A strong early‑phase metabolic unit brings together several critical elements: experience with first‑in‑human and early patient studies, access to the right populations, specialised investigations that have been validated and refined over time, and the scientific expertise to interpret early data in context. This combination helps sponsors move from preclinical promise to clinical proof‑of‑concept with greater clarity and confidence.
For smaller biotechs—many of whom are driving innovation in MASLD—this support can be transformative. They often arrive with compelling preclinical data but limited experience navigating the regulatory, operational, and scientific complexities of metabolic liver disease. Early guidance on study design, endpoints, diagnostic tools, and feasibility can prevent costly missteps and accelerate progress.
A more realistic, more hopeful path forward
MASLD remains a challenging area of drug development, but it is also one of the most important.
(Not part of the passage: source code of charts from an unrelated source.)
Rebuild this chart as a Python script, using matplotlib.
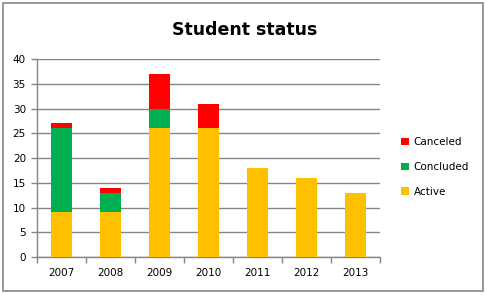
import matplotlib.pyplot as plt
import numpy as np
from matplotlib.patches import Rectangle

years = ['2007', '2008', '2009', '2010', '2011', '2012', '2013']
active = [9, 9, 26, 26, 18, 16, 13]
concluded = [17, 4, 4, 0, 0, 0, 0]
canceled = [1, 1, 7, 5, 0, 0, 0]

plt.rcParams['font.family'] = ['DejaVu Sans']
fig = plt.figure(figsize=(4.87, 2.95), dpi=100)
ax = fig.add_axes([37 / 487, 1 - 257 / 295, 343 / 487, 198 / 295])

x = np.arange(len(years))
w = 0.41
ax.bar(x, active, w, color='#FFC000', label='Active', zorder=3)
ax.bar(x, concluded, w, bottom=active, color='#00B050', label='Concluded', zorder=3)
bottom2 = np.array(active) + np.array(concluded)
ax.bar(x, canceled, w, bottom=bottom2, color='#FF0000', label='Canceled', zorder=3)

ax.set_xlim(-0.5, len(years) - 0.5)
ax.set_ylim(0, 40)
ax.set_yticks(range(0, 41, 5))
ax.yaxis.grid(True, color='#868686', linewidth=1.0, zorder=0)
for s in ['top', 'right']:
    ax.spines[s].set_visible(False)
for s in ['left', 'bottom']:
    ax.spines[s].set_color('#868686')
    ax.spines[s].set_linewidth(1.0)

# category labels centred, ticks between categories
ax.set_xticks(x)
ax.set_xticklabels(years)
ax.tick_params(axis='x', length=0, pad=8, labelsize=7.5)
ax.set_xticks(np.arange(-0.5, len(years)), minor=True)
ax.tick_params(axis='x', which='minor', length=4, color='#868686', width=1.0)
ax.tick_params(axis='y', length=4, color='#868686', width=1.0, labelsize=7.5, pad=4)

fig.text(245 / 487, 1 - 30 / 295, 'Student status', ha='center', va='center',
         fontsize=12.5, fontweight='bold')

handles, labels = ax.get_legend_handles_labels()
leg = fig.legend(handles[::-1], labels[::-1], loc='center left',
                 bbox_to_anchor=(392 / 487, 1 - 167 / 295), frameon=False,
                 fontsize=7.5, handlelength=0.7, handleheight=0.7,
                 handletextpad=0.5, labelspacing=1.4)

# chart border like the spreadsheet frame
fig.patches.append(Rectangle((3 / 487, 4 / 295), 480 / 487, 288 / 295,
                             transform=fig.transFigure, fill=False,
                             edgecolor='#868686', linewidth=1.2))

fig.savefig('out.png', dpi=100)
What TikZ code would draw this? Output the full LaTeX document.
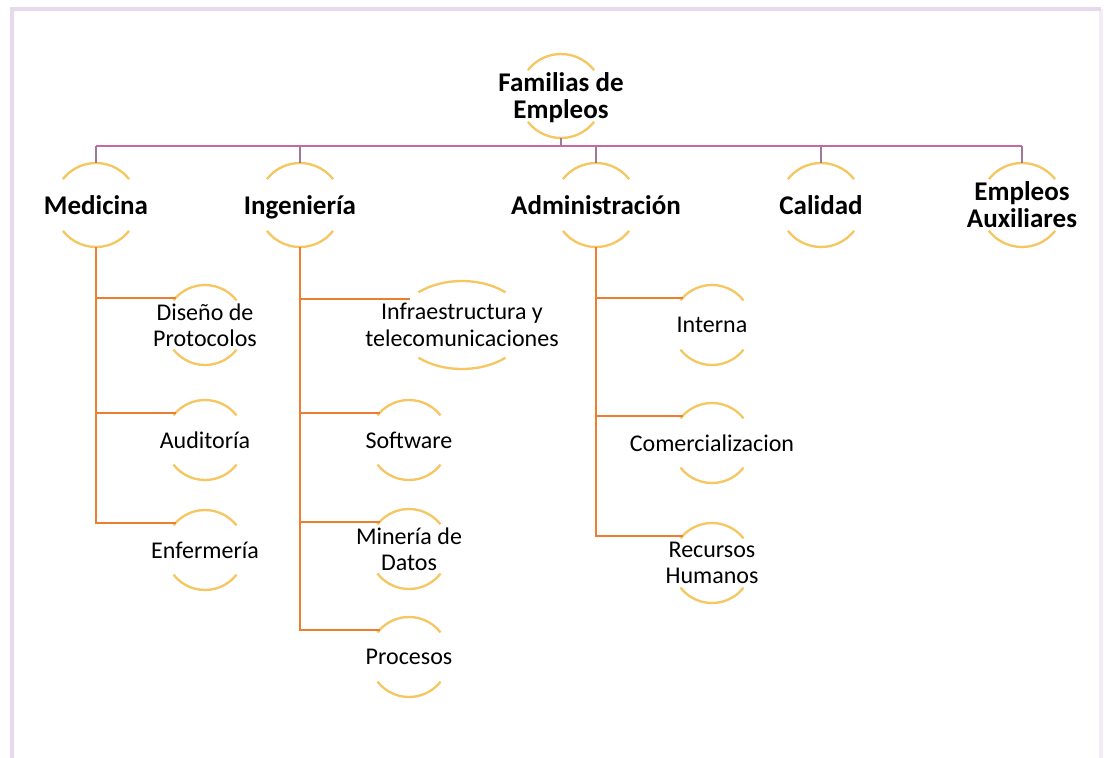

As understanding of the disease deepens and diagnostic tools continue to improve, the opportunities for meaningful therapeutic impact are growing. The key is to approach early‑phase development with realism, scientific discipline, and a willingness to adapt to the evolving landscape.
By grounding early‑phase studies in biology, aligning them with regulatory expectations, and designing them with operational feasibility in mind, sponsors can generate the evidence needed to move forward with confidence. The path is not simple, but it is navigable—and with the right expertise, it becomes not just feasible, but promising.